## Exercise requirements
Pictures excluded, return the lines below from the first through the line holding "import pandas as pd".

## Data shown
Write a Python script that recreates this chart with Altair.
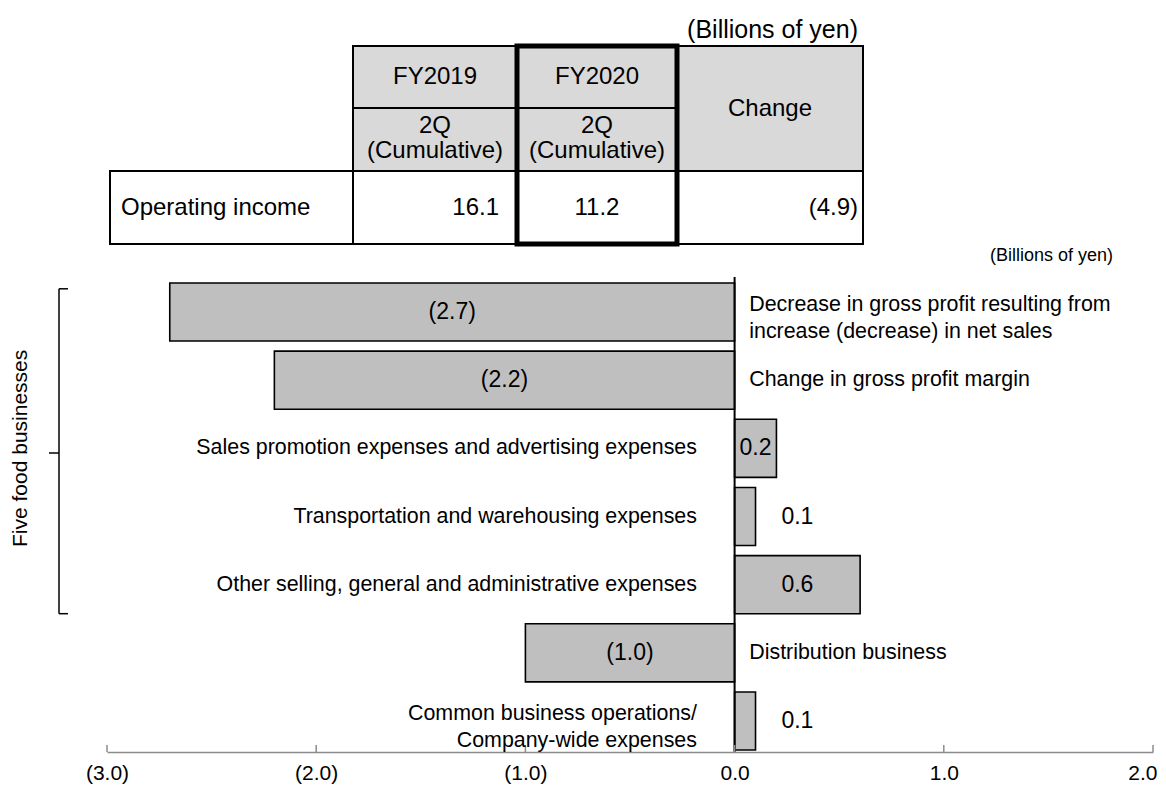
import altair as alt
import pandas as pd

# ---------------- data ----------------
categories = [
    "Decrease in gross profit resulting from\nincrease (decrease) in net sales",
    "Change in gross profit margin",
    "Sales promotion expenses and advertising expenses",
    "Transportation and warehousing expenses",
    "Other selling, general and administrative expenses",
    "Distribution business",
    "Common business operations/\nCompany-wide expenses",
]
values = [-2.7, -2.2, 0.2, 0.1, 0.6, -1.0, 0.1]
tick_values = [-3, -2, -1, 0, 1, 2]
group_label = "Five food businesses"
unit_label = "(Billions of yen)"
table_years = ["FY2019", "FY2020"]
table_period = "2Q\n(Cumulative)"
table_change_header = "Change"
table_row_label = "Operating income"
operating_income = [16.1, 11.2]

FONT = "Liberation Sans"


def paren(v):
    return f"({abs(v):.1f})" if v < 0 else f"{v:.1f}"


# ---------------- bar chart part ----------------
bars = pd.DataFrame({"cat": categories, "value": values})
bars["label"] = [paren(v) for v in values]
bars["label_x"] = [v / 2 if abs(v) >= 0.15 else 0.3 for v in values]
bars["text_x"] = [0.07 if v < 0 else -0.18 for v in values]

W, H = 1046, 744
x_scale = alt.Scale(domain=[-3, 2], nice=False, zero=False)
y_scale = alt.Scale(domain=categories, range=[275, 742], paddingInner=0.148, paddingOuter=0)
last_tick = f"datum.value == {tick_values[-1]}"
x_axis = alt.Axis(
    values=tick_values,
    labelExpr="datum.value < 0 ? '(' + format(-datum.value, '.1f') + ')' : format(datum.value, '.1f')",
    title=None, grid=False, ticks=False, domain=True, domainColor="#8C8C8C", domainWidth=1.5,
    labelFont=FONT, labelFontSize=21, labelColor="black", labelPadding=10,
    labelFlush=False, labelOverlap=False,
    labelAlign={"condition": {"test": last_tick, "value": "right"}, "value": "center"},
    labelOffset={"condition": {"test": last_tick, "value": 4}, "value": 0},
)
y_enc = alt.Y("cat:N", scale=y_scale, axis=None, sort=categories)

base = alt.Chart(bars)
bar_layer = base.mark_bar(fill="#BFBFBF", stroke="black", strokeWidth=1.6).encode(
    x=alt.X("value:Q", scale=x_scale, axis=x_axis), x2=alt.datum(0), y=y_enc
)
zero_df = pd.DataFrame({"z": [0]})
zero_line = alt.Chart(zero_df).mark_rule(color="black", strokeWidth=2).encode(
    x=alt.X("z:Q", scale=x_scale, axis=x_axis), y=alt.value(269), y2=alt.value(H)
)
tick_layer = alt.Chart(pd.DataFrame({"t": tick_values})).mark_rule(color="#8C8C8C", strokeWidth=1.5).encode(
    x=alt.X("t:Q", scale=x_scale, axis=x_axis), y=alt.value(H - 7), y2=alt.value(H)
)
val_text = base.mark_text(font=FONT, fontSize=23, color="black", baseline="middle").encode(
    x=alt.X("label_x:Q", scale=x_scale, axis=x_axis), y=y_enc, text="label:N"
)

cat_layers = []
for side_test, al in [("datum.value < 0", "left"), ("datum.value > 0", "right")]:
    for multi in [False, True]:
        line_test = "indexof(datum.cat, '\\n') >= 0" if multi else "indexof(datum.cat, '\\n') < 0"
        cat_layers.append(
            base.transform_filter(side_test).transform_filter(line_test).mark_text(
                font=FONT, fontSize=21.4, color="black", align=al, baseline="middle",
                lineBreak="\n", lineHeight=27, dy=-7 if multi else 0,
            ).encode(x=alt.X("text_x:Q", scale=x_scale, axis=x_axis), y=y_enc, text="cat:N")
        )

brk = pd.DataFrame({"top": [categories[0]], "bottom": [categories[4]], "mid": [categories[2]]})
brk_base = alt.Chart(brk)
v_line = brk_base.mark_rule(color="black", strokeWidth=1.5).encode(
    x=alt.value(-48),
    y=alt.Y("top:N", scale=y_scale, axis=None, bandPosition=0.1),
    y2=alt.Y2("bottom:N", bandPosition=1.0),
)
top_hook = brk_base.mark_rule(color="black", strokeWidth=1.5).encode(
    x=alt.value(-48), x2=alt.value(-39), y=alt.Y("top:N", scale=y_scale, axis=None, bandPosition=0.1)
)
bot_hook = brk_base.mark_rule(color="black", strokeWidth=1.5).encode(
    x=alt.value(-48), x2=alt.value(-39), y=alt.Y("bottom:N", scale=y_scale, axis=None, bandPosition=1.0)
)
nub = brk_base.mark_rule(color="black", strokeWidth=1.5).encode(
    x=alt.value(-58), x2=alt.value(-48), y=alt.Y("mid:N", scale=y_scale, axis=None, bandPosition=0.58)
)
group_title = brk_base.mark_text(
    text=group_label, font=FONT, fontSize=21, color="black", angle=270, align="center", baseline="middle"
).encode(x=alt.value(-86), y=alt.Y("mid:N", scale=y_scale, axis=None, bandPosition=0.5))

bar_group = alt.layer(
    bar_layer, zero_line, tick_layer, val_text, *cat_layers,
    v_line, top_hook, bot_hook, nub, group_title,
)

# ---------------- table part ----------------
col_w = [243, 164, 160, 186]
row_h = [62, 63, 73]
cx = [0]
for w in col_w:
    cx.append(cx[-1] + w)
ry = [0]
for h in row_h:
    ry.append(ry[-1] + h)

HDR = "#D9D9D9"
cells = pd.DataFrame([
    dict(x0=cx[1], x1=cx[2], y0=ry[0], y1=ry[1], fill=HDR),
    dict(x0=cx[2], x1=cx[3], y0=ry[0], y1=ry[1], fill=HDR),
    dict(x0=cx[1], x1=cx[2], y0=ry[1], y1=ry[2], fill=HDR),
    dict(x0=cx[2], x1=cx[3], y0=ry[1], y1=ry[2], fill=HDR),
    dict(x0=cx[3], x1=cx[4], y0=ry[0], y1=ry[2], fill=HDR),
    dict(x0=cx[0], x1=cx[1], y0=ry[2], y1=ry[3], fill="white"),
    dict(x0=cx[1], x1=cx[2], y0=ry[2], y1=ry[3], fill="white"),
    dict(x0=cx[2], x1=cx[3], y0=ry[2], y1=ry[3], fill="white"),
    dict(x0=cx[3], x1=cx[4], y0=ry[2], y1=ry[3], fill="white"),
])
change_value = round(operating_income[1] - operating_income[0], 1)
row_mid = (ry[2] + ry[3]) / 2
texts = pd.DataFrame([
    dict(tx=(cx[1] + cx[2]) / 2, ty=(ry[0] + ry[1]) / 2, text=table_years[0], align="center"),
    dict(tx=(cx[2] + cx[3]) / 2, ty=(ry[0] + ry[1]) / 2, text=table_years[1], align="center"),
    dict(tx=(cx[3] + cx[4]) / 2, ty=(ry[0] + ry[2]) / 2, text=table_change_header, align="center"),
    dict(tx=(cx[2] + cx[3]) / 2, ty=row_mid, text=paren(operating_income[1]), align="center"),
    dict(tx=cx[0] + 11, ty=row_mid, text=table_row_label, align="left"),
    dict(tx=cx[2] - 18, ty=row_mid, text=paren(operating_income[0]), align="right"),
    dict(tx=cx[4] - 5, ty=row_mid, text=paren(change_value), align="right"),
])
subhdr = pd.DataFrame([
    dict(tx=(cx[1] + cx[2]) / 2, ty=(ry[1] + ry[2]) / 2, text=table_period),
    dict(tx=(cx[2] + cx[3]) / 2, ty=(ry[1] + ry[2]) / 2, text=table_period),
])
tx_scale = alt.Scale(domain=[0, cx[-1]], range=[3, 3 + cx[-1]], nice=False, zero=False)
ty_scale = alt.Scale(domain=[0, ry[-1]], range=[38, 38 + ry[-1]], nice=False, zero=False)
tx_enc = alt.X("tx:Q", scale=tx_scale, axis=None)
ty_enc = alt.Y("ty:Q", scale=ty_scale, axis=None)

cell_layer = alt.Chart(cells).mark_rect(stroke="black", strokeWidth=2).encode(
    x=alt.X("x0:Q", scale=tx_scale, axis=None), x2="x1:Q",
    y=alt.Y("y0:Q", scale=ty_scale, axis=None), y2="y1:Q",
    fill=alt.Fill("fill:N", scale=None),
)
txt_layers = []
for al in ["center", "left", "right"]:
    txt_layers.append(
        alt.Chart(texts).transform_filter(f"datum.align == '{al}'").mark_text(
            font=FONT, fontSize=24, color="black", align=al, baseline="middle"
        ).encode(x=tx_enc, y=ty_enc, text="text:N")
    )
sub_layer = alt.Chart(subhdr).mark_text(
    font=FONT, fontSize=24, color="black", align="center", baseline="middle",
    lineBreak="\n", lineHeight=25, dy=-14,
).encode(x=tx_enc, y=ty_enc, text="text:N")

box_df = pd.DataFrame([dict(x0=cx[2], x1=cx[3], y0=ry[0], y1=ry[3])])
thick_box = alt.Chart(box_df).mark_rect(fill="transparent", stroke="black", strokeWidth=5).encode(
    x=alt.X("x0:Q", scale=tx_scale, axis=None), x2="x1:Q",
    y=alt.Y("y0:Q", scale=ty_scale, axis=None), y2="y1:Q",
)
units_df = pd.DataFrame([
    dict(tx=cx[4] - 5, ty=-16, size=25, text=unit_label),
    dict(tx=1003, ty=210, size=18, text=unit_label),
])
units_layer = alt.Chart(units_df).mark_text(
    font=FONT, color="black", align="right", baseline="middle"
).encode(
    x=tx_enc, y=ty_enc, text="text:N",
    size=alt.Size("size:Q", scale=None, legend=None),
)

table_group = alt.layer(cell_layer, *txt_layers, sub_layer, thick_box, units_layer)

chart = (
    alt.layer(table_group, bar_group)
    .resolve_scale(x="independent", y="independent")
    .properties(
        width=W, height=H,
        padding={"left": 99, "top": 0, "right": 5, "bottom": 34},
        autosize=alt.AutoSizeParams(type="none"),
        background="white",
    )
    .configure_view(strokeOpacity=0)
)

chart.save("out.html", embed_options={"renderer": "svg", "actions": False})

## Task result
Write a Python script that recreates this chart with Altair.
import altair as alt
import pandas as pd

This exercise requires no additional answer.